I'm freaking the fuck out today. Stir-craziness. I need a beach, some mountains, or a forest. NOW, fuck. When I don't get such things, I end up thinking about God and A.S. Byatt and her sister too much.

lunedì, novembre 21, 2005

Ow

Glossary booooooo. My thesis has broken my brain. It is limp and floppy like a crushed, nerveless hand. All I can fix my mind on is sleep and how I've never had a threesome, ever, and the one time I came close I was too speedy to stay in the room.

Man. Alive.

WHERE IS MY ADVISER?

My little StatCounter tells me someone found this page by searching using the words 'Patsy Kensit fucking'. Isn't that adorable? Why they didn't try a Google image search is beyond me.
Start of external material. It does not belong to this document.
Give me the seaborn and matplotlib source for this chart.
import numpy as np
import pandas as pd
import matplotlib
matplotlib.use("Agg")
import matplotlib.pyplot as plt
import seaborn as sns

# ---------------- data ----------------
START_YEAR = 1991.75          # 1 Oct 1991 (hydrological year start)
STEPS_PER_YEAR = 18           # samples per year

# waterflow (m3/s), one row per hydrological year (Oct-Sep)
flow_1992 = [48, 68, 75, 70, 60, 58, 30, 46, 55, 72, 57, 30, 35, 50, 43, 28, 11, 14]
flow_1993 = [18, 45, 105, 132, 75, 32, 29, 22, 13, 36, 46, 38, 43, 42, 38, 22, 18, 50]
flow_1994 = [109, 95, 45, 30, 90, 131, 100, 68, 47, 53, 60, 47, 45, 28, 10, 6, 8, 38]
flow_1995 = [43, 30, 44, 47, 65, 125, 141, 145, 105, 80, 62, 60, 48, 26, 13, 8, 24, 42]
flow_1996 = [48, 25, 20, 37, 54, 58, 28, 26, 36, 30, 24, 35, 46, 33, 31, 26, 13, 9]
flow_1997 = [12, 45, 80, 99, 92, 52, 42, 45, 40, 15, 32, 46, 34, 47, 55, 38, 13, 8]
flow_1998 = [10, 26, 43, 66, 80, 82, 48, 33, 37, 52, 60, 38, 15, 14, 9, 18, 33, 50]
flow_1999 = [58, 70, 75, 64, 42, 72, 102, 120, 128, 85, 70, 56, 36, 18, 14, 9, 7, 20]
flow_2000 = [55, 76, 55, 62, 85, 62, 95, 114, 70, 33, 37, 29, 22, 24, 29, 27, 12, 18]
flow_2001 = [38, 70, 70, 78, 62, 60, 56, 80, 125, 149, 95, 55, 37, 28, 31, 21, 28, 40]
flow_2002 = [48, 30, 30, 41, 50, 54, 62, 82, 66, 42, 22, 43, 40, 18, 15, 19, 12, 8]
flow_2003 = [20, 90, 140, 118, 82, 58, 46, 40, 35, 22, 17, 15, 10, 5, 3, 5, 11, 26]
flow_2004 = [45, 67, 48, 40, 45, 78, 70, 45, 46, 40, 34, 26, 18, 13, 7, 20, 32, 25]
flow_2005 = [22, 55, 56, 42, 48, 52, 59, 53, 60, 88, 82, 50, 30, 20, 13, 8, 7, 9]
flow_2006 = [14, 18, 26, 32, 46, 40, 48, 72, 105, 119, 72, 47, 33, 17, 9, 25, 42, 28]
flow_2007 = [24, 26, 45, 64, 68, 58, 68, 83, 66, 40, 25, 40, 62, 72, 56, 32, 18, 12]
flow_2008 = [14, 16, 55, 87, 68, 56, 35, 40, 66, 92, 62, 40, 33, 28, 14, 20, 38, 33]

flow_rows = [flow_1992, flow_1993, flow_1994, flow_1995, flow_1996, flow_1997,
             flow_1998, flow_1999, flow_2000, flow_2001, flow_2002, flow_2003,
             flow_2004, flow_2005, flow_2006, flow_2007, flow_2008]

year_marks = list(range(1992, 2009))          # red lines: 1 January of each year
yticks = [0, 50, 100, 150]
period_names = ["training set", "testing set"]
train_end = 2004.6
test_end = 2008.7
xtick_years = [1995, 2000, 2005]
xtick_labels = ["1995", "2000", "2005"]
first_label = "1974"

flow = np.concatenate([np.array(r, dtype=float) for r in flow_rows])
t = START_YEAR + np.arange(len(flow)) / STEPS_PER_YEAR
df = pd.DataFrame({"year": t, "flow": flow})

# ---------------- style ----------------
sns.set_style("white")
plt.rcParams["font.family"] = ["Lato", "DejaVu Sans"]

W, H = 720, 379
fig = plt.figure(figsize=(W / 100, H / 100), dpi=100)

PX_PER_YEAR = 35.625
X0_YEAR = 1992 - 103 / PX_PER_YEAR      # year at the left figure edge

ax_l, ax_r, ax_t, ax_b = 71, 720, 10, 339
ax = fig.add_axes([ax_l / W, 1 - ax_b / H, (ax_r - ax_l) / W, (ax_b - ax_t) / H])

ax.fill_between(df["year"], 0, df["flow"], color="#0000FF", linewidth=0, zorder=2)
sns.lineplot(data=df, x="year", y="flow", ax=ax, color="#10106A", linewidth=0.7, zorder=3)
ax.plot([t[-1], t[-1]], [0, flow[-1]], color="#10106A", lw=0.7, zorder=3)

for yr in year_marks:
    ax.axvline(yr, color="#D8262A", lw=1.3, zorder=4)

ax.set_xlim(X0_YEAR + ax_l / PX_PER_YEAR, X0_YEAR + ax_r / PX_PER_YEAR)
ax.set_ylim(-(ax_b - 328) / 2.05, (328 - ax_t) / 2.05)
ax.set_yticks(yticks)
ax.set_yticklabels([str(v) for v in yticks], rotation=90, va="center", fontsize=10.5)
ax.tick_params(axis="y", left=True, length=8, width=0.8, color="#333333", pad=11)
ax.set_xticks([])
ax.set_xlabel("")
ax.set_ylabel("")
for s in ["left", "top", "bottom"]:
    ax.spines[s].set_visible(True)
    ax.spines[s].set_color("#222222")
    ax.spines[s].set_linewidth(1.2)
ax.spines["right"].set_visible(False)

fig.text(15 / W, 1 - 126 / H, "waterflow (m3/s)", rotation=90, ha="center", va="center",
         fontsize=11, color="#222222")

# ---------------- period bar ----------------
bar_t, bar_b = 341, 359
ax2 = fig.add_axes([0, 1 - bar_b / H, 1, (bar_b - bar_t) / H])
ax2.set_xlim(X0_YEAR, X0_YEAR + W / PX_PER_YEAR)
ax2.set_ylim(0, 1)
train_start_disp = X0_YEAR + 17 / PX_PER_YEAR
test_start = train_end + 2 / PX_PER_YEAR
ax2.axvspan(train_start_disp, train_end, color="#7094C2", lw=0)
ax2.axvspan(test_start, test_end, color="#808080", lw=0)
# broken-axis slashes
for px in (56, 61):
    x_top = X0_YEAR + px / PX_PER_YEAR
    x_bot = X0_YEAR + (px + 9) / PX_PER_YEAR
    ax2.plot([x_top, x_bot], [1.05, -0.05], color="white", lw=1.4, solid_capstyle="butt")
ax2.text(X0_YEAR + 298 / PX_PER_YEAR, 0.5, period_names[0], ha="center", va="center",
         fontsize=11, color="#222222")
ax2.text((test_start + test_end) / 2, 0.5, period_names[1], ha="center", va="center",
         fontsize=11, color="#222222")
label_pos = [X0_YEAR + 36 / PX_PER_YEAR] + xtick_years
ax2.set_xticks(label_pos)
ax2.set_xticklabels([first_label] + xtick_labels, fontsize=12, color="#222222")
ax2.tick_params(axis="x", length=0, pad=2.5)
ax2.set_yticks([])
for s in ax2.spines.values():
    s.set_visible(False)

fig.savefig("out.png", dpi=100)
domenica, novembre 20, 2005

Saw a Russian movie called The Cuckoo as a reward for making Part One defensible (although that was mostly through the aid of the darling Miss C in Paris). It was a very twee idea – three mutually unintelligible protagonists in Lappland during the second World War – a Sami woman, a Finnish man, and a Russian man. It could have just been cute and basta, but the actors were all so adorable in their ways, especially the lead actress, Anni-Kristiina Juuso. The music and boreal lighting was lovely too. I really recommend it; I think I can promise you’ve never seen anything like it. The pacing was odd, and maybe a bit slow in parts, but what can I say? Russian films are one of the reasons God gave us reefer.